Exercise description
Output the records exactly as they appear, with no pictures included.
******************************
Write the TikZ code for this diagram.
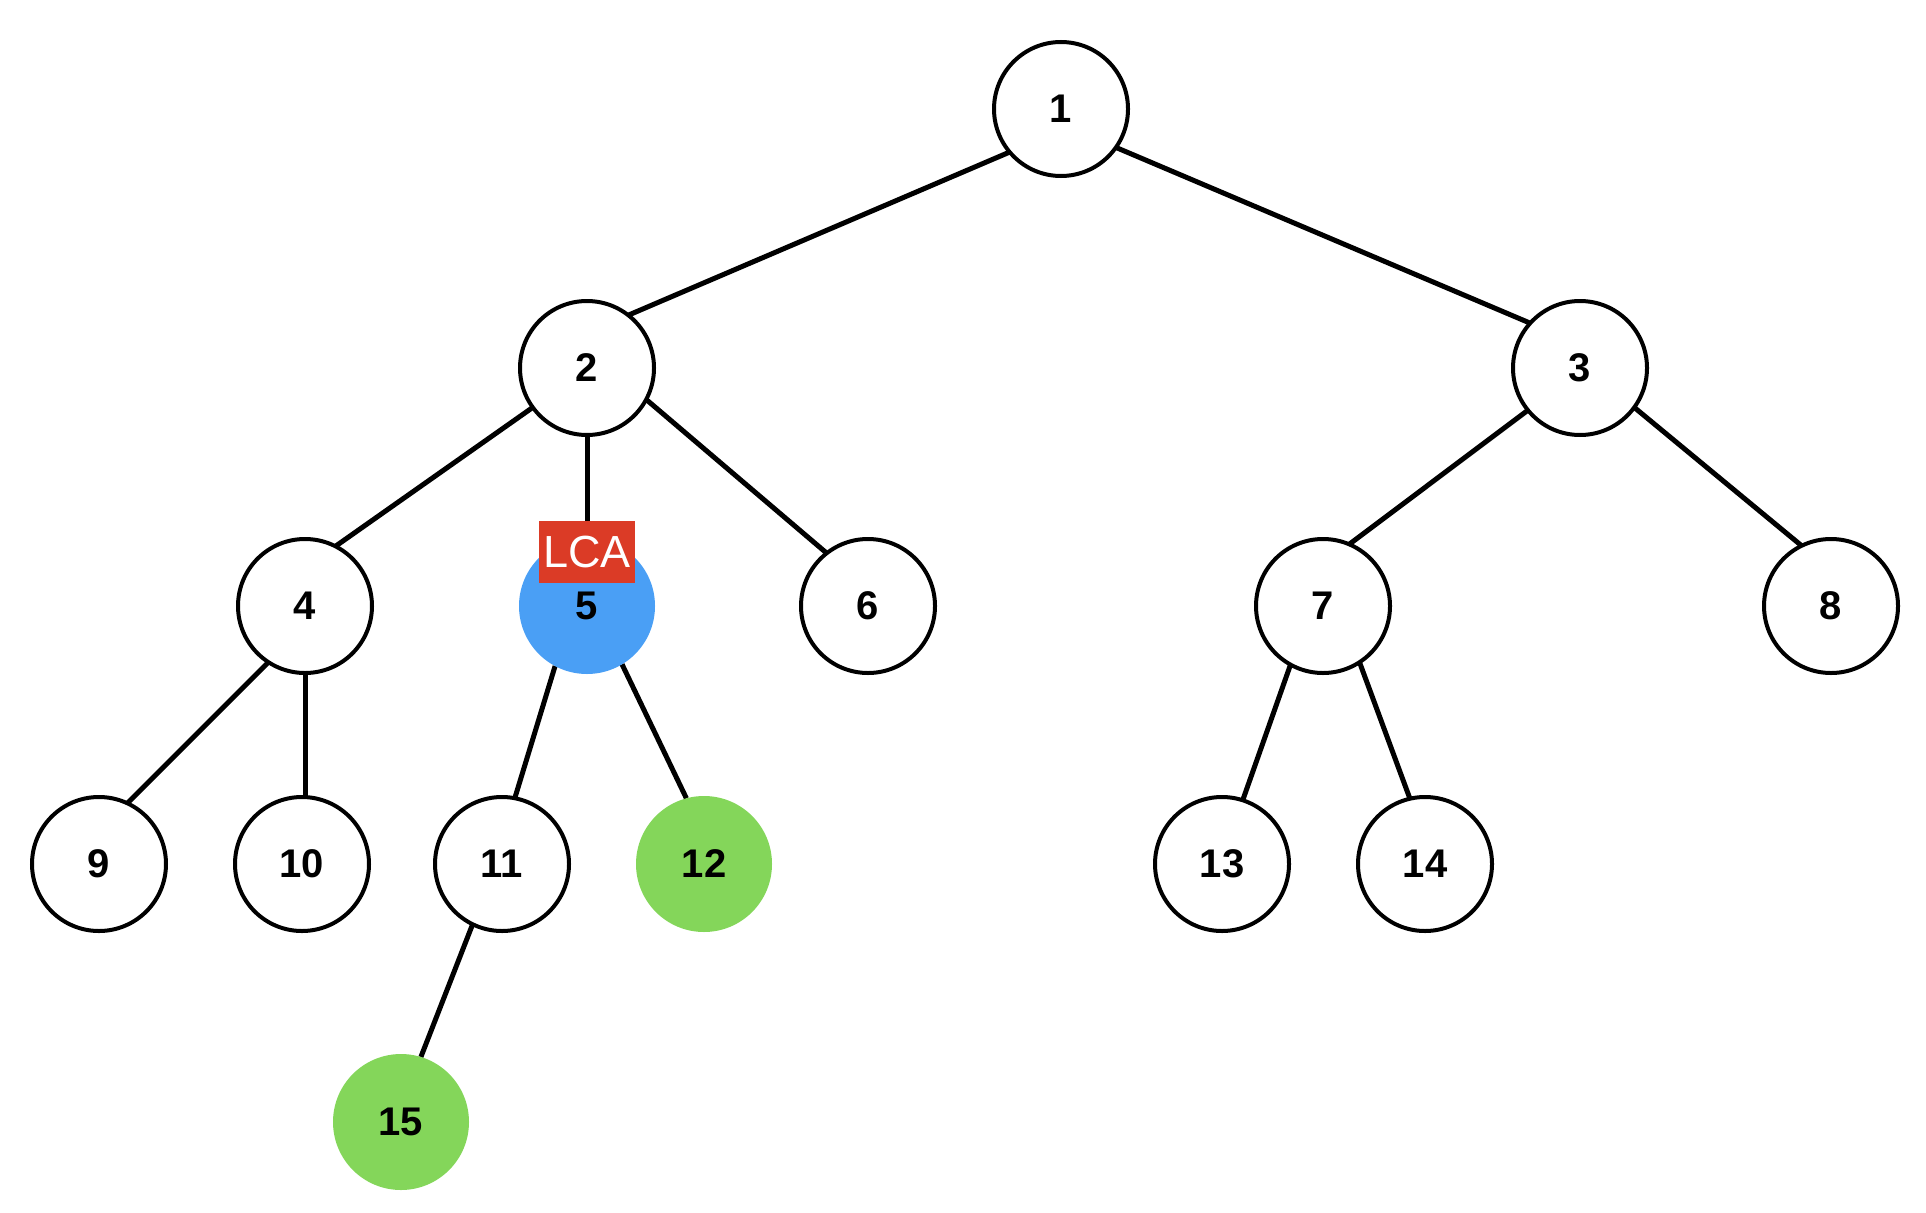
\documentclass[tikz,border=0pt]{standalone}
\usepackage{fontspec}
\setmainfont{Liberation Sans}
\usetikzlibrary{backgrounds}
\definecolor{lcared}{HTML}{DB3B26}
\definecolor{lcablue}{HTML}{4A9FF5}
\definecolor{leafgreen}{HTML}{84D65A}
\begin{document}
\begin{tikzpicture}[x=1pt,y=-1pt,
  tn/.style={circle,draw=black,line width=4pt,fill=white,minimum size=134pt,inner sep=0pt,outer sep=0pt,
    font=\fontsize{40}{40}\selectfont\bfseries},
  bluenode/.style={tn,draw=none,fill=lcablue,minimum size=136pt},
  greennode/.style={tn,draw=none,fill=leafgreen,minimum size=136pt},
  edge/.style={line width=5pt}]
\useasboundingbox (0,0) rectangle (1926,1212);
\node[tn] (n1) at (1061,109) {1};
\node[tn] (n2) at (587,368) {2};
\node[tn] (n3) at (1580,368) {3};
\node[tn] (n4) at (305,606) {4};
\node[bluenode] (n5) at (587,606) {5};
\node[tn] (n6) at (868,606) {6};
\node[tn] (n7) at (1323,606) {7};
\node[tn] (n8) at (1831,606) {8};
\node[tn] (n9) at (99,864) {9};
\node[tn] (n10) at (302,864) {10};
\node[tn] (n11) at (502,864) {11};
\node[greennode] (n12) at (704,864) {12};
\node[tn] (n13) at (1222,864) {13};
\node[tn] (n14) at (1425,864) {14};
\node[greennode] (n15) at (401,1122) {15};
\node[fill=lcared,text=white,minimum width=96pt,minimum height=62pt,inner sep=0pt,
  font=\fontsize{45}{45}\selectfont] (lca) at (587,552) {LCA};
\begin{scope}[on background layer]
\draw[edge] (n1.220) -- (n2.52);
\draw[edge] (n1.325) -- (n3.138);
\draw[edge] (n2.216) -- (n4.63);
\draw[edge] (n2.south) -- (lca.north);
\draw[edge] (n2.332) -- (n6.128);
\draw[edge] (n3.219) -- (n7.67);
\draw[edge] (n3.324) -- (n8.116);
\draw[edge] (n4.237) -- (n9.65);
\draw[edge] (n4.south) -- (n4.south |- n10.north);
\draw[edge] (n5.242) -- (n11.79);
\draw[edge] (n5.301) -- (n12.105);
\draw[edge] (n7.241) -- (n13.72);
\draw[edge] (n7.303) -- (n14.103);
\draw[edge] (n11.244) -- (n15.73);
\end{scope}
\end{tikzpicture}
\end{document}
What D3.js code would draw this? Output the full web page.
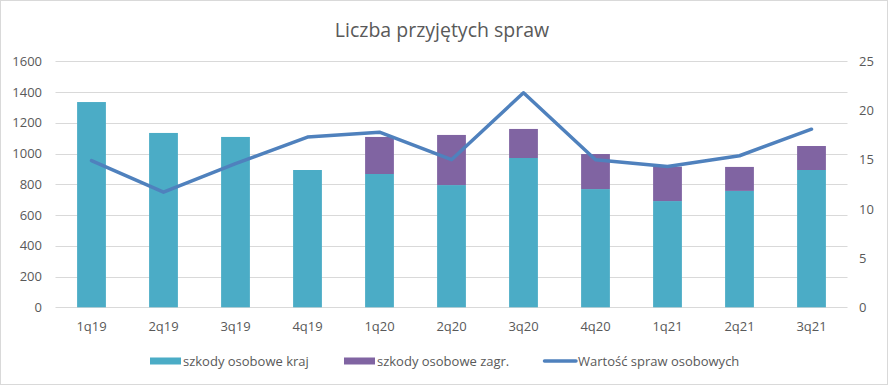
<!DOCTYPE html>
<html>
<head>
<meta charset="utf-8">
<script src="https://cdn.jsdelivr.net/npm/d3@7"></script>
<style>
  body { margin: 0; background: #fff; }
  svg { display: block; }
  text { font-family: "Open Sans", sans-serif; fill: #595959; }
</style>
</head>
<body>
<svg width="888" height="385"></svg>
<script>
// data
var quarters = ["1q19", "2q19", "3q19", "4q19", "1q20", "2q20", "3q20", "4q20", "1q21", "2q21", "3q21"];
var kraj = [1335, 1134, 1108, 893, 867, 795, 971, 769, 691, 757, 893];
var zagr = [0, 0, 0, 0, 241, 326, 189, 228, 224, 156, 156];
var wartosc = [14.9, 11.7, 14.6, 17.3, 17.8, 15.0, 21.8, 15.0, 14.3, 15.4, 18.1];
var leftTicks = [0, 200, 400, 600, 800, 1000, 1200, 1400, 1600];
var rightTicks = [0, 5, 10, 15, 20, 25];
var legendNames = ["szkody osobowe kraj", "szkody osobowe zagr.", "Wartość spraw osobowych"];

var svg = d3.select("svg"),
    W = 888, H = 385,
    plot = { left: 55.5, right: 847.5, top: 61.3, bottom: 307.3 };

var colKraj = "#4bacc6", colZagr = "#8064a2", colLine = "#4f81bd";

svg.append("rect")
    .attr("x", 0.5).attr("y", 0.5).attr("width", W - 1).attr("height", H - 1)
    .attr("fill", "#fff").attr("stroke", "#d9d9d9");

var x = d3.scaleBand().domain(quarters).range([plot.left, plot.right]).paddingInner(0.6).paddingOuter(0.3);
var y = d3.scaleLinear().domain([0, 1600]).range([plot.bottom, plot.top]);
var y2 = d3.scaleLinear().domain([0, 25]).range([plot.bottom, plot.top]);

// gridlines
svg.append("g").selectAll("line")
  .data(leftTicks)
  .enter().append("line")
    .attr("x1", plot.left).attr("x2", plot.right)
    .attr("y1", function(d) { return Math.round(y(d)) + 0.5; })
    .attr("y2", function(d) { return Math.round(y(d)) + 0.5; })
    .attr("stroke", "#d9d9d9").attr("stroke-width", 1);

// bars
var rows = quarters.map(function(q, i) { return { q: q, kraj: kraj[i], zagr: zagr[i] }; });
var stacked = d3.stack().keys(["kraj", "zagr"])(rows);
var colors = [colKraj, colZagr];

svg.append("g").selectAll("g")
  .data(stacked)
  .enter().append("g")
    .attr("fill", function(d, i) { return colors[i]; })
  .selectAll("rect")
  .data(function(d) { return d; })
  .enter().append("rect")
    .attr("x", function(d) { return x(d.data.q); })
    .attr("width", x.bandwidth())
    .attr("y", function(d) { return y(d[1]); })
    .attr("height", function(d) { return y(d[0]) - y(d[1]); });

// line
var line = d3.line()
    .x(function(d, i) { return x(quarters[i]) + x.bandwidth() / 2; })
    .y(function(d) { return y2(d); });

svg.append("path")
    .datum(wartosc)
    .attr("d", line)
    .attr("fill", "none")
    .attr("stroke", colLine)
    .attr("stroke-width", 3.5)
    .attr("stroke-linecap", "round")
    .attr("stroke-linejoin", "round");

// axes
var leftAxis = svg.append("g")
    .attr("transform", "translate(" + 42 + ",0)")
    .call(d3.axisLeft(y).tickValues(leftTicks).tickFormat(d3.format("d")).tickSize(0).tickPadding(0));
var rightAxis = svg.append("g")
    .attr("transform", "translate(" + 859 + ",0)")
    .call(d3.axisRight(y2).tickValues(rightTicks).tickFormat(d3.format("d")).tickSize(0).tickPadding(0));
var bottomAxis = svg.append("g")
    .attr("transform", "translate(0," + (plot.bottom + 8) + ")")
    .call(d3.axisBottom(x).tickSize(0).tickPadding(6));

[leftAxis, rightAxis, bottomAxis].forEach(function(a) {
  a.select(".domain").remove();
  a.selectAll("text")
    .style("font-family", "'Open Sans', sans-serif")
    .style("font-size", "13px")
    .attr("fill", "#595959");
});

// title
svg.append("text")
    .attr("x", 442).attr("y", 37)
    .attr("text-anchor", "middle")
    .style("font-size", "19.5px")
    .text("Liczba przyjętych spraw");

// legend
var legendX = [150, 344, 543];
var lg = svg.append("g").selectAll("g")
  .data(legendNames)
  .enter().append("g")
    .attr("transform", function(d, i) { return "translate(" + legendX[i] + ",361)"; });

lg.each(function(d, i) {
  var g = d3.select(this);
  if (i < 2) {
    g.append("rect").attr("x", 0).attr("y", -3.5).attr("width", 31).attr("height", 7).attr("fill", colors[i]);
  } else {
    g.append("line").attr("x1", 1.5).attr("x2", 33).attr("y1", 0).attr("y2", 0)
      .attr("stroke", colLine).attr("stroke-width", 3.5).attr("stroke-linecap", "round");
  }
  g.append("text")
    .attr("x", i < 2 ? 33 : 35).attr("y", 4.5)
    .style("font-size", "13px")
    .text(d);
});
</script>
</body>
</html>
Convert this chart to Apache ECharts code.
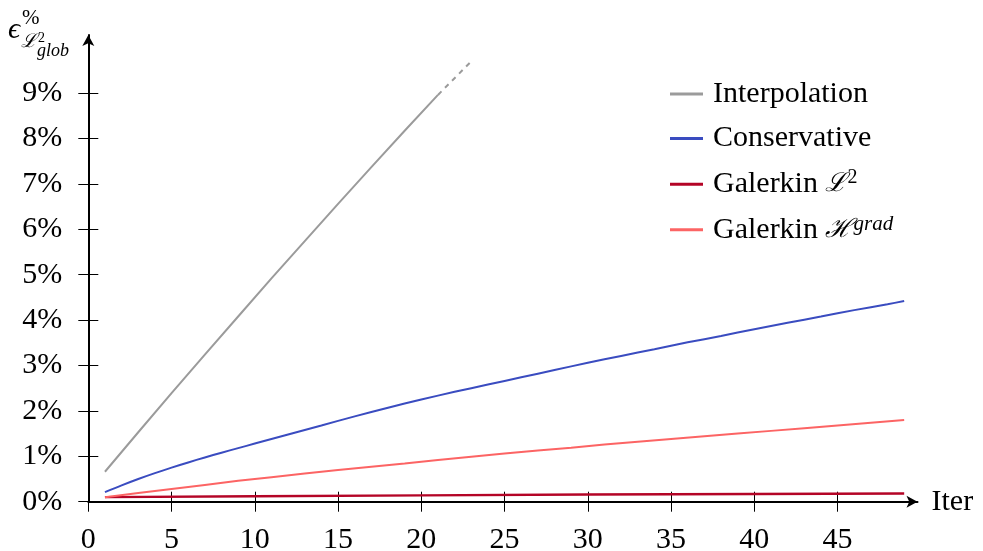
******************************
Right answer
Write the TikZ code for this diagram.
\documentclass[tikz,border=0pt]{standalone}
\usepackage{fontspec}
\setmainfont{Liberation Sans}
\usetikzlibrary{backgrounds}
\definecolor{lcared}{HTML}{DB3B26}
\definecolor{lcablue}{HTML}{4A9FF5}
\definecolor{leafgreen}{HTML}{84D65A}
\begin{document}
\begin{tikzpicture}[x=1pt,y=-1pt,
  tn/.style={circle,draw=black,line width=4pt,fill=white,minimum size=134pt,inner sep=0pt,outer sep=0pt,
    font=\fontsize{40}{40}\selectfont\bfseries},
  bluenode/.style={tn,draw=none,fill=lcablue,minimum size=136pt},
  greennode/.style={tn,draw=none,fill=leafgreen,minimum size=136pt},
  edge/.style={line width=5pt}]
\useasboundingbox (0,0) rectangle (1926,1212);
\node[tn] (n1) at (1061,109) {1};
\node[tn] (n2) at (587,368) {2};
\node[tn] (n3) at (1580,368) {3};
\node[tn] (n4) at (305,606) {4};
\node[bluenode] (n5) at (587,606) {5};
\node[tn] (n6) at (868,606) {6};
\node[tn] (n7) at (1323,606) {7};
\node[tn] (n8) at (1831,606) {8};
\node[tn] (n9) at (99,864) {9};
\node[tn] (n10) at (302,864) {10};
\node[tn] (n11) at (502,864) {11};
\node[greennode] (n12) at (704,864) {12};
\node[tn] (n13) at (1222,864) {13};
\node[tn] (n14) at (1425,864) {14};
\node[greennode] (n15) at (401,1122) {15};
\node[fill=lcared,text=white,minimum width=96pt,minimum height=62pt,inner sep=0pt,
  font=\fontsize{45}{45}\selectfont] (lca) at (587,552) {LCA};
\begin{scope}[on background layer]
\draw[edge] (n1.220) -- (n2.52);
\draw[edge] (n1.325) -- (n3.138);
\draw[edge] (n2.216) -- (n4.63);
\draw[edge] (n2.south) -- (lca.north);
\draw[edge] (n2.332) -- (n6.128);
\draw[edge] (n3.219) -- (n7.67);
\draw[edge] (n3.324) -- (n8.116);
\draw[edge] (n4.237) -- (n9.65);
\draw[edge] (n4.south) -- (n4.south |- n10.north);
\draw[edge] (n5.242) -- (n11.79);
\draw[edge] (n5.301) -- (n12.105);
\draw[edge] (n7.241) -- (n13.72);
\draw[edge] (n7.303) -- (n14.103);
\draw[edge] (n11.244) -- (n15.73);
\end{scope}
\end{tikzpicture}
\end{document}
What D3.js code would draw this? Output the full web page.
<!DOCTYPE html>
<html>
<head>
<meta charset="utf-8">
<script src="https://cdn.jsdelivr.net/npm/d3@7"></script>
<style>
  body { margin: 0; background: #fff; }
  svg { display: block; }
  text { font-family: "Open Sans", sans-serif; fill: #595959; }
</style>
</head>
<body>
<svg width="888" height="385"></svg>
<script>
// data
var quarters = ["1q19", "2q19", "3q19", "4q19", "1q20", "2q20", "3q20", "4q20", "1q21", "2q21", "3q21"];
var kraj = [1335, 1134, 1108, 893, 867, 795, 971, 769, 691, 757, 893];
var zagr = [0, 0, 0, 0, 241, 326, 189, 228, 224, 156, 156];
var wartosc = [14.9, 11.7, 14.6, 17.3, 17.8, 15.0, 21.8, 15.0, 14.3, 15.4, 18.1];
var leftTicks = [0, 200, 400, 600, 800, 1000, 1200, 1400, 1600];
var rightTicks = [0, 5, 10, 15, 20, 25];
var legendNames = ["szkody osobowe kraj", "szkody osobowe zagr.", "Wartość spraw osobowych"];

var svg = d3.select("svg"),
    W = 888, H = 385,
    plot = { left: 55.5, right: 847.5, top: 61.3, bottom: 307.3 };

var colKraj = "#4bacc6", colZagr = "#8064a2", colLine = "#4f81bd";

svg.append("rect")
    .attr("x", 0.5).attr("y", 0.5).attr("width", W - 1).attr("height", H - 1)
    .attr("fill", "#fff").attr("stroke", "#d9d9d9");

var x = d3.scaleBand().domain(quarters).range([plot.left, plot.right]).paddingInner(0.6).paddingOuter(0.3);
var y = d3.scaleLinear().domain([0, 1600]).range([plot.bottom, plot.top]);
var y2 = d3.scaleLinear().domain([0, 25]).range([plot.bottom, plot.top]);

// gridlines
svg.append("g").selectAll("line")
  .data(leftTicks)
  .enter().append("line")
    .attr("x1", plot.left).attr("x2", plot.right)
    .attr("y1", function(d) { return Math.round(y(d)) + 0.5; })
    .attr("y2", function(d) { return Math.round(y(d)) + 0.5; })
    .attr("stroke", "#d9d9d9").attr("stroke-width", 1);

// bars
var rows = quarters.map(function(q, i) { return { q: q, kraj: kraj[i], zagr: zagr[i] }; });
var stacked = d3.stack().keys(["kraj", "zagr"])(rows);
var colors = [colKraj, colZagr];

svg.append("g").selectAll("g")
  .data(stacked)
  .enter().append("g")
    .attr("fill", function(d, i) { return colors[i]; })
  .selectAll("rect")
  .data(function(d) { return d; })
  .enter().append("rect")
    .attr("x", function(d) { return x(d.data.q); })
    .attr("width", x.bandwidth())
    .attr("y", function(d) { return y(d[1]); })
    .attr("height", function(d) { return y(d[0]) - y(d[1]); });

// line
var line = d3.line()
    .x(function(d, i) { return x(quarters[i]) + x.bandwidth() / 2; })
    .y(function(d) { return y2(d); });

svg.append("path")
    .datum(wartosc)
    .attr("d", line)
    .attr("fill", "none")
    .attr("stroke", colLine)
    .attr("stroke-width", 3.5)
    .attr("stroke-linecap", "round")
    .attr("stroke-linejoin", "round");

// axes
var leftAxis = svg.append("g")
    .attr("transform", "translate(" + 42 + ",0)")
    .call(d3.axisLeft(y).tickValues(leftTicks).tickFormat(d3.format("d")).tickSize(0).tickPadding(0));
var rightAxis = svg.append("g")
    .attr("transform", "translate(" + 859 + ",0)")
    .call(d3.axisRight(y2).tickValues(rightTicks).tickFormat(d3.format("d")).tickSize(0).tickPadding(0));
var bottomAxis = svg.append("g")
    .attr("transform", "translate(0," + (plot.bottom + 8) + ")")
    .call(d3.axisBottom(x).tickSize(0).tickPadding(6));

[leftAxis, rightAxis, bottomAxis].forEach(function(a) {
  a.select(".domain").remove();
  a.selectAll("text")
    .style("font-family", "'Open Sans', sans-serif")
    .style("font-size", "13px")
    .attr("fill", "#595959");
});

// title
svg.append("text")
    .attr("x", 442).attr("y", 37)
    .attr("text-anchor", "middle")
    .style("font-size", "19.5px")
    .text("Liczba przyjętych spraw");

// legend
var legendX = [150, 344, 543];
var lg = svg.append("g").selectAll("g")
  .data(legendNames)
  .enter().append("g")
    .attr("transform", function(d, i) { return "translate(" + legendX[i] + ",361)"; });

lg.each(function(d, i) {
  var g = d3.select(this);
  if (i < 2) {
    g.append("rect").attr("x", 0).attr("y", -3.5).attr("width", 31).attr("height", 7).attr("fill", colors[i]);
  } else {
    g.append("line").attr("x1", 1.5).attr("x2", 33).attr("y1", 0).attr("y2", 0)
      .attr("stroke", colLine).attr("stroke-width", 3.5).attr("stroke-linecap", "round");
  }
  g.append("text")
    .attr("x", i < 2 ? 33 : 35).attr("y", 4.5)
    .style("font-size", "13px")
    .text(d);
});
</script>
</body>
</html>
Convert this chart to Apache ECharts code.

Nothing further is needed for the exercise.